The officer was not so lucky. Falling to the ground with both legs broken, he was hit again, in the face. Blood, teeth and tissue spurted from his mouth. He twisted around to make a desperate lunge for the closing door. Fingers locked on the edge of the opening, he was dragged as the scout car began to reverse. Twice the door was cracked hard against his hand, but his grip held. The third time it was opened fully and then slammed viciously. Fingers severed, the officer sprawled and had no chance to avoid the deep-treaded wheel that passed over his stomach. A last writhing contortion and he was finally still.
‘Do I fire?’ Dooley had re-shouldered the launch tube and was tracking the retreating target. ‘Do I bloody fire?’
For a moment the scout was stalled as it became entangled with the Hummer. Watching, with his mind locked almost into a trance, Hyde couldn’t give the order. He could picture the frightening scene inside the vehicle: the dim red light, blurred by swirling fumes and smoke that carried the sour stench of cordite, the non-stop hail of bullets striking the armour blending with the thunder and rattle of the cannon and co-axial machine gun.
And there’d be blood everywhere, some from the crew where they’d been cut by flying scabs of metal punched from the hull where tungsten-tipped rounds had almost penetrated, and much more from the injured man on the floor.
That’s just what it had been like when Hyde had lost his face to the furnace heat generated by a Soviet antitank round. A hollow-charge shell had struck the APC square in the side and jetted a plasma stream of molten metal and explosive across the crew compartment. Their East German prisoner, laid bound on the floor, had instantly become a demented, screaming blazing torch.

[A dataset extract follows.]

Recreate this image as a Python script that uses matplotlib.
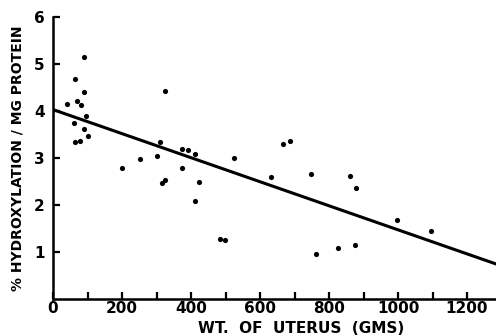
#!/usr/bin/env python3
# -*- coding: utf-8 -*-

import numpy as np
import matplotlib
matplotlib.use('Agg')
import matplotlib.pyplot as plt

# uterus weight (gms) vs % hydroxylation / mg protein
wt_uterus = [89, 64, 90, 41, 71, 81, 95, 62, 89, 101, 64, 79,
             326, 310, 373, 390, 412, 300, 251, 525, 201, 374, 325, 315, 422, 412,
             484, 499, 762, 633,
             668, 687, 749, 860, 879, 997, 1096, 827, 874]
hydroxylation = [5.14, 4.69, 4.41, 4.14, 4.22, 4.13, 3.90, 3.74, 3.62, 3.46, 3.34, 3.37,
                 4.43, 3.33, 3.19, 3.16, 3.08, 3.05, 2.98, 2.99, 2.79, 2.79, 2.54, 2.46, 2.50, 2.09,
                 1.27, 1.26, 0.95, 2.59,
                 3.30, 3.36, 2.67, 2.62, 2.36, 1.69, 1.44, 1.08, 1.15]

# regression line end points
fit_x = [0, 1290]
fit_y = [4.03, 0.73]

x_major = [0, 200, 400, 600, 800, 1000, 1200]
x_minor = [100, 300, 500, 700, 900, 1100]
y_ticks = [1, 2, 3, 4, 5, 6]

fig = plt.figure(figsize=(4.96, 3.36), dpi=100)
ax = fig.add_axes([53 / 496, 37 / 336, 443 / 496, 282 / 336])

ax.scatter(wt_uterus, hydroxylation, s=14, color='black', zorder=3, linewidths=0)
ax.plot(fit_x, fit_y, color='black', linewidth=2.2, solid_capstyle='butt')

ax.set_xlim(0, 1284)
ax.set_ylim(0, 6)

for side in ['top', 'right']:
    ax.spines[side].set_visible(False)
for side in ['left', 'bottom']:
    ax.spines[side].set_linewidth(1.8)
    ax.spines[side].set_clip_on(False)

ax.set_xticks(x_major)
ax.set_xticks(x_minor, minor=True)
ax.set_yticks(y_ticks)

tick_font = dict(family='DejaVu Sans', weight='bold', size=11)
ax.set_xticklabels([str(v) for v in x_major], **tick_font)
ax.set_yticklabels([str(v) for v in y_ticks], **tick_font)
ax.tick_params(axis='both', which='both', direction='in', length=5, width=1.6)
ax.tick_params(axis='x', which='both', pad=1.5)
ax.tick_params(axis='y', pad=6)

ax.set_xlabel('WT.  OF  UTERUS  (GMS)', family='DejaVu Sans', weight='bold', size=11)
ax.xaxis.set_label_coords((301 - 53) / 443, -0.078)
ax.set_ylabel('% HYDROXYLATION / MG PROTEIN', family='DejaVu Sans', weight='bold', size=10)
ax.yaxis.set_label_coords(-0.065, 0.5)

plt.savefig('out.png', dpi=100, facecolor='white')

‘A couple of seconds and it’ll be gone…’ Getting no response from Hyde, Dooley took aim. ‘Fuck it, I’m bloody firing.’ He bellowed his rage as the missile clipped a sapling, veered from course and pancaked onto the ground far short of its target.
Broken open by the impact, the solid fuel spilled and burned to form an instant smokescreen that masked the target, and when it cleared, it was gone. Seconds later the warhead self-destructed and sent a plume of steam and woodland debris above the treetops.
The three men exchanged no words as they trudged to rejoin the others, now emerging from cover.
Following a few paces behind, Hyde looked at his hands. They were shaking. He realized that deep within himself the months of combat were finally taking their toll. Circumstances, and his own stubborn refusal to see it, had driven him to and beyond his limit.
Passing the Hummer, Hyde checked the driver. Sometime during the brief action he had died. Alone, uncomforted, ignored in the skirmish going on about him, he had succumbed to the massive head wound that had blown a chunk from the front of his skull. Pulverized brain matter still dripped into his lap. Most likely he had known little about it after that single smashing blow. He had probably even been beyond pain. It had been a mercy, of sorts.
‘We lost Solly, Ferris and Lang. They caught a burst trying to get out over the top. Same as ours, the door jammed.’ Preoccupied with a dozen thoughts, Revell didn’t register the British sergeant’s detachment from the scene. ‘Apart from that just a few scratches.’ He took off his helmet and, in wiping sweat away, added more dirt.
The light rain was doing little to disperse the blood from the three corpses huddled by the interlocked APCs. Except in one place, where it mingled with a large puddle that was gradually reddening.